Charts and diagrams as code
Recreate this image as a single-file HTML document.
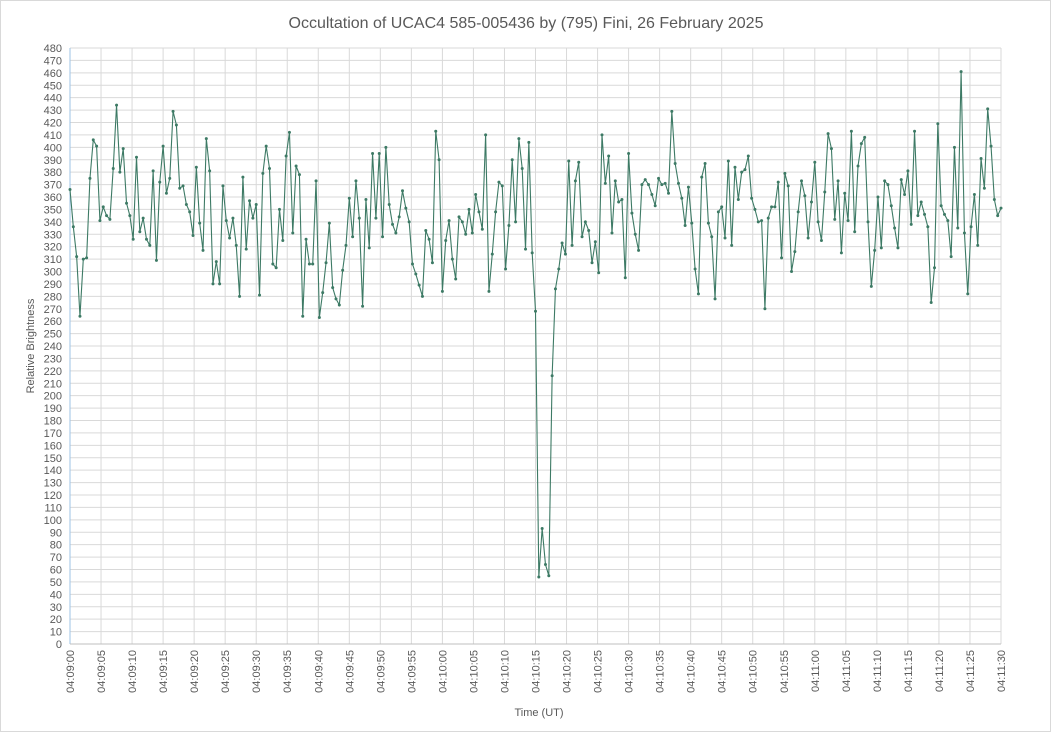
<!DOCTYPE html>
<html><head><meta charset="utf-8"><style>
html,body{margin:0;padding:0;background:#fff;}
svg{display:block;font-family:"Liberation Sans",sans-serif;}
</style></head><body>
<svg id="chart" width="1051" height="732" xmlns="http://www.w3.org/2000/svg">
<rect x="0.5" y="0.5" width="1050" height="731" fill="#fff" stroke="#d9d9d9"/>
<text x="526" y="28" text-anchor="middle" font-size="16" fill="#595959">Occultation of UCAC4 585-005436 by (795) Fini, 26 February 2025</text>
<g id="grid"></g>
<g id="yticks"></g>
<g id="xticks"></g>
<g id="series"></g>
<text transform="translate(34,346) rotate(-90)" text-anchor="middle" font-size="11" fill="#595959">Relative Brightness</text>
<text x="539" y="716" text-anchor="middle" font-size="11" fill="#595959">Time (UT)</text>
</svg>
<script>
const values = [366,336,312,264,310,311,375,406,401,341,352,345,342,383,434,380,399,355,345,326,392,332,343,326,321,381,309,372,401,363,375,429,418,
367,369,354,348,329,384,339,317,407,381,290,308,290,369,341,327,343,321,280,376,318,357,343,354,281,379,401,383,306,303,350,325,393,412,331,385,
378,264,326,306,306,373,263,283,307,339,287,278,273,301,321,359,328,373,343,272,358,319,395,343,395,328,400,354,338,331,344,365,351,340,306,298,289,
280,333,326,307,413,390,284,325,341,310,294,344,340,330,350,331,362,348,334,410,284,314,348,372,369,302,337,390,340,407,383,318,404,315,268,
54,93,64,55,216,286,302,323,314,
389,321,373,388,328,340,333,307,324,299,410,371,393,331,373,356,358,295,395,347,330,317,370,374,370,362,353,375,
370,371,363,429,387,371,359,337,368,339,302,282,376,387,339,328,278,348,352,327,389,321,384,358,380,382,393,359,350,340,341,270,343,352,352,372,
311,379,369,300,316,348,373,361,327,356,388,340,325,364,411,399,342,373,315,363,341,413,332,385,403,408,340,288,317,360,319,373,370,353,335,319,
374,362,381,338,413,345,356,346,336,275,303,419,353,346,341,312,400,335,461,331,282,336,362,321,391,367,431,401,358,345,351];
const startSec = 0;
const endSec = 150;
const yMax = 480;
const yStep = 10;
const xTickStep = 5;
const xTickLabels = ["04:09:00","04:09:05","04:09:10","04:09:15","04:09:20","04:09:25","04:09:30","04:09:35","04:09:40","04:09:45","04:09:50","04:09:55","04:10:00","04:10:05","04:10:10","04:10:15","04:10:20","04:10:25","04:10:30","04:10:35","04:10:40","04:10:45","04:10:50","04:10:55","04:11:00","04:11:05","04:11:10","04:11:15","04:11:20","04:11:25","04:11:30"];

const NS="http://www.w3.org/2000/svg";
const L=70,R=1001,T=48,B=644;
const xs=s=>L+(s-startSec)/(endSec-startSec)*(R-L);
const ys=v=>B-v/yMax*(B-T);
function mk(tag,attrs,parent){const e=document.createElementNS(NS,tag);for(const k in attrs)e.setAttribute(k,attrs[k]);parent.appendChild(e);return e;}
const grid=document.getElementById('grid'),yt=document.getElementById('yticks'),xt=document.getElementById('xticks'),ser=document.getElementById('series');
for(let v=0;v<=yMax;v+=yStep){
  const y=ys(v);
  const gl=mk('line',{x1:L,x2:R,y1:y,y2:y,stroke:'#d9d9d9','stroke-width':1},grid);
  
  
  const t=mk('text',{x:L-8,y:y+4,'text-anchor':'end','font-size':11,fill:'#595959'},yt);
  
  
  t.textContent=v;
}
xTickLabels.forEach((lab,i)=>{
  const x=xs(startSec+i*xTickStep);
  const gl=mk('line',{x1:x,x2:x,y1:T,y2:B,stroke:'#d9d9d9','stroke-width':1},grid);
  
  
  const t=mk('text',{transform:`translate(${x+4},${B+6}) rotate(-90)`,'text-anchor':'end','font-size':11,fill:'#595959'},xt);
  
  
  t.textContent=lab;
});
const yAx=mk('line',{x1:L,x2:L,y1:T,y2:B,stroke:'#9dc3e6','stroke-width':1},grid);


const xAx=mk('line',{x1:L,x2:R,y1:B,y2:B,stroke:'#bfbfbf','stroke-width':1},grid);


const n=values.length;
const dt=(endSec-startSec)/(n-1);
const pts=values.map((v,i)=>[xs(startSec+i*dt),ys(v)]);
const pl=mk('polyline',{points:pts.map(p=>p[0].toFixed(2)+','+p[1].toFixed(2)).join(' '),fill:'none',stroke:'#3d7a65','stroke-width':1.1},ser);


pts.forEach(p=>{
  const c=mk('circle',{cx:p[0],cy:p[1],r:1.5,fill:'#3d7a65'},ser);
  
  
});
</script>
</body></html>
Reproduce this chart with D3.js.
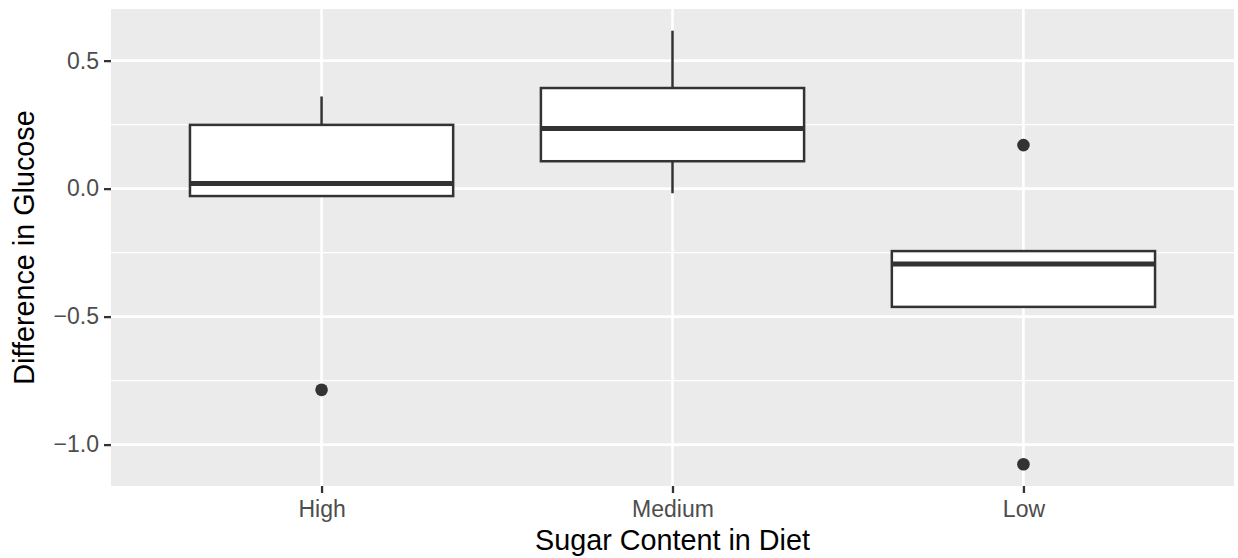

→ **What the task asks**: In the records, locate each line holding the string "document" and copy it.

→ **Exercise output**:
Recreate this image as a single-file HTML document.
function mk(tag,attrs,parent){const e=document.createElementNS(NS,tag);for(const k in attrs)e.setAttribute(k,attrs[k]);parent.appendChild(e);return e;}
const grid=document.getElementById('grid'),yt=document.getElementById('yticks'),xt=document.getElementById('xticks'),ser=document.getElementById('series');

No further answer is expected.